* _YOUR OBJECTIVE_: Retype the data that follows line by line, exactly, and leave its pictures out.

* _SOURCE EXCERPT_:
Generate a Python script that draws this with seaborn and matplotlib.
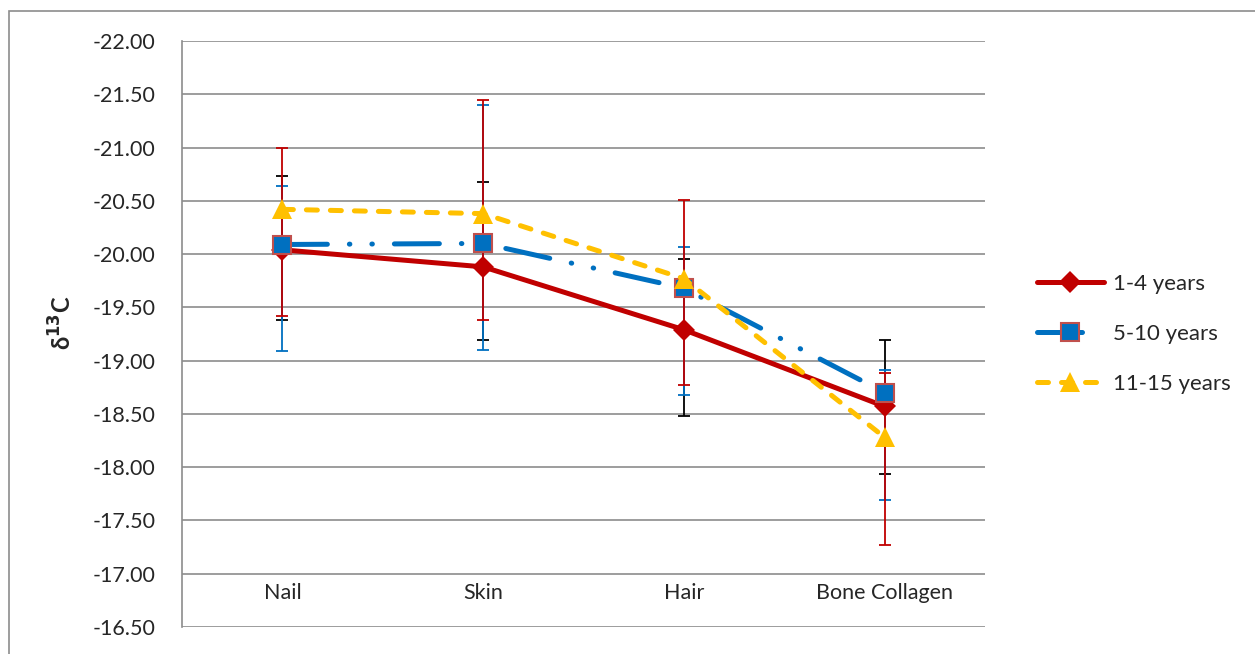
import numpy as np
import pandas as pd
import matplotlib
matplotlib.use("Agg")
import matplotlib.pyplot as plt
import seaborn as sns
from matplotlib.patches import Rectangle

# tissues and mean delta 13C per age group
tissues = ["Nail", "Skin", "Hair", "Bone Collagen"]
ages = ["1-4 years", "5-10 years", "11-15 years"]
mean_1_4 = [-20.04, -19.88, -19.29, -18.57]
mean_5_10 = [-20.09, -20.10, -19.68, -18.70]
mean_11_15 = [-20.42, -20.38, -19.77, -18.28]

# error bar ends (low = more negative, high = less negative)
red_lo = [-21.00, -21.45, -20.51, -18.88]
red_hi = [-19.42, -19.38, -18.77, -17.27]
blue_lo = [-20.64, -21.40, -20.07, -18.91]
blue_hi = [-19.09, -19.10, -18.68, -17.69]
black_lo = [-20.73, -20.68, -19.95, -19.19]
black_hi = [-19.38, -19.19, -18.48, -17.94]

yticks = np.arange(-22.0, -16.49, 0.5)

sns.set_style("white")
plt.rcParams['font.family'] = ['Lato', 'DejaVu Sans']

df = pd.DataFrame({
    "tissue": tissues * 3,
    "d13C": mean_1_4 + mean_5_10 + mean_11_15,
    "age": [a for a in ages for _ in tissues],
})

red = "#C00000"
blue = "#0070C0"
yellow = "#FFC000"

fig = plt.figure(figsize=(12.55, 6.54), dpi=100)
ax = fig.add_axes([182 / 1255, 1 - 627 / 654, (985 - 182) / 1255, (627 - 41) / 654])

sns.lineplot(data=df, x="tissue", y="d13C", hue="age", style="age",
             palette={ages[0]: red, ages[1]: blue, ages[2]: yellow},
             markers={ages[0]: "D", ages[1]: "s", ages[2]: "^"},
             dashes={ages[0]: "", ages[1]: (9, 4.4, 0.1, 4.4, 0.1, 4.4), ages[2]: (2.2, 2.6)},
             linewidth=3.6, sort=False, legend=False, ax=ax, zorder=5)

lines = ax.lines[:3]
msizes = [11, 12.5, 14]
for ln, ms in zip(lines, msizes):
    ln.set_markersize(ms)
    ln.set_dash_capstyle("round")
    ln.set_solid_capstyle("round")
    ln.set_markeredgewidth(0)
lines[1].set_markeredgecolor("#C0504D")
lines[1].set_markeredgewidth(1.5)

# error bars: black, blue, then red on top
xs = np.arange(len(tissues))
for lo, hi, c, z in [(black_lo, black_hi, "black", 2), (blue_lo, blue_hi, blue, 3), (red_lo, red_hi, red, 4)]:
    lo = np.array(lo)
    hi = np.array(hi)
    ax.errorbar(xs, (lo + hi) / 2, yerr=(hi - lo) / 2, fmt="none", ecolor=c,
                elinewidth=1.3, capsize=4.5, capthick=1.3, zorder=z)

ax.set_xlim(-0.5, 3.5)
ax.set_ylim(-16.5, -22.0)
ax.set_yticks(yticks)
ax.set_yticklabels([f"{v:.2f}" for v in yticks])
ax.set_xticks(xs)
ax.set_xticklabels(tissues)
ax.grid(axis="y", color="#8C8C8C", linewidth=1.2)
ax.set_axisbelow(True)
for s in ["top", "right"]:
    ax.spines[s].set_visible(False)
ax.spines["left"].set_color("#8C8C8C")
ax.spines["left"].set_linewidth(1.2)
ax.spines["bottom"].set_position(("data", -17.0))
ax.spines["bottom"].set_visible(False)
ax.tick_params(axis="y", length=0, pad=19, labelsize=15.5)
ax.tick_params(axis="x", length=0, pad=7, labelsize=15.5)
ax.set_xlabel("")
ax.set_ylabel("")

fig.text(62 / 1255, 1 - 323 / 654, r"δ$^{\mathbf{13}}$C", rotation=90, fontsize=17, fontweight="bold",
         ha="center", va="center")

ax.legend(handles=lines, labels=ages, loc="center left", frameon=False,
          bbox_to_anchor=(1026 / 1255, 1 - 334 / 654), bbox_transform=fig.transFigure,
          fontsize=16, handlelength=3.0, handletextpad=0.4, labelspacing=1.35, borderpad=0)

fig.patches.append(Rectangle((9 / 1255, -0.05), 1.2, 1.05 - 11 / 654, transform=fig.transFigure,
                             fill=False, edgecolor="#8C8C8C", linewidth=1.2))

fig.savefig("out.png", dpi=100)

* _SOLUTION FOR THIS EXERCISE_:
Generate a Python script that draws this with seaborn and matplotlib.
import numpy as np
import pandas as pd
import matplotlib
matplotlib.use("Agg")
import matplotlib.pyplot as plt
import seaborn as sns
from matplotlib.patches import Rectangle

# tissues and mean delta 13C per age group
tissues = ["Nail", "Skin", "Hair", "Bone Collagen"]
ages = ["1-4 years", "5-10 years", "11-15 years"]
mean_1_4 = [-20.04, -19.88, -19.29, -18.57]
mean_5_10 = [-20.09, -20.10, -19.68, -18.70]
mean_11_15 = [-20.42, -20.38, -19.77, -18.28]

# error bar ends (low = more negative, high = less negative)
red_lo = [-21.00, -21.45, -20.51, -18.88]
red_hi = [-19.42, -19.38, -18.77, -17.27]
blue_lo = [-20.64, -21.40, -20.07, -18.91]
blue_hi = [-19.09, -19.10, -18.68, -17.69]
black_lo = [-20.73, -20.68, -19.95, -19.19]
black_hi = [-19.38, -19.19, -18.48, -17.94]

yticks = np.arange(-22.0, -16.49, 0.5)

sns.set_style("white")
plt.rcParams['font.family'] = ['Lato', 'DejaVu Sans']

df = pd.DataFrame({
    "tissue": tissues * 3,
    "d13C": mean_1_4 + mean_5_10 + mean_11_15,
    "age": [a for a in ages for _ in tissues],
})

red = "#C00000"
blue = "#0070C0"
yellow = "#FFC000"

fig = plt.figure(figsize=(12.55, 6.54), dpi=100)
ax = fig.add_axes([182 / 1255, 1 - 627 / 654, (985 - 182) / 1255, (627 - 41) / 654])

sns.lineplot(data=df, x="tissue", y="d13C", hue="age", style="age",
             palette={ages[0]: red, ages[1]: blue, ages[2]: yellow},
             markers={ages[0]: "D", ages[1]: "s", ages[2]: "^"},
             dashes={ages[0]: "", ages[1]: (9, 4.4, 0.1, 4.4, 0.1, 4.4), ages[2]: (2.2, 2.6)},
             linewidth=3.6, sort=False, legend=False, ax=ax, zorder=5)

lines = ax.lines[:3]
msizes = [11, 12.5, 14]
for ln, ms in zip(lines, msizes):
    ln.set_markersize(ms)
    ln.set_dash_capstyle("round")
    ln.set_solid_capstyle("round")
    ln.set_markeredgewidth(0)
lines[1].set_markeredgecolor("#C0504D")
lines[1].set_markeredgewidth(1.5)

# error bars: black, blue, then red on top
xs = np.arange(len(tissues))
for lo, hi, c, z in [(black_lo, black_hi, "black", 2), (blue_lo, blue_hi, blue, 3), (red_lo, red_hi, red, 4)]:
    lo = np.array(lo)
    hi = np.array(hi)
    ax.errorbar(xs, (lo + hi) / 2, yerr=(hi - lo) / 2, fmt="none", ecolor=c,
                elinewidth=1.3, capsize=4.5, capthick=1.3, zorder=z)

ax.set_xlim(-0.5, 3.5)
ax.set_ylim(-16.5, -22.0)
ax.set_yticks(yticks)
ax.set_yticklabels([f"{v:.2f}" for v in yticks])
ax.set_xticks(xs)
ax.set_xticklabels(tissues)
ax.grid(axis="y", color="#8C8C8C", linewidth=1.2)
ax.set_axisbelow(True)
for s in ["top", "right"]:
    ax.spines[s].set_visible(False)
ax.spines["left"].set_color("#8C8C8C")
ax.spines["left"].set_linewidth(1.2)
ax.spines["bottom"].set_position(("data", -17.0))
ax.spines["bottom"].set_visible(False)
ax.tick_params(axis="y", length=0, pad=19, labelsize=15.5)
ax.tick_params(axis="x", length=0, pad=7, labelsize=15.5)
ax.set_xlabel("")
ax.set_ylabel("")

fig.text(62 / 1255, 1 - 323 / 654, r"δ$^{\mathbf{13}}$C", rotation=90, fontsize=17, fontweight="bold",
         ha="center", va="center")

ax.legend(handles=lines, labels=ages, loc="center left", frameon=False,
          bbox_to_anchor=(1026 / 1255, 1 - 334 / 654), bbox_transform=fig.transFigure,
          fontsize=16, handlelength=3.0, handletextpad=0.4, labelspacing=1.35, borderpad=0)

fig.patches.append(Rectangle((9 / 1255, -0.05), 1.2, 1.05 - 11 / 654, transform=fig.transFigure,
                             fill=False, edgecolor="#8C8C8C", linewidth=1.2))

fig.savefig("out.png", dpi=100)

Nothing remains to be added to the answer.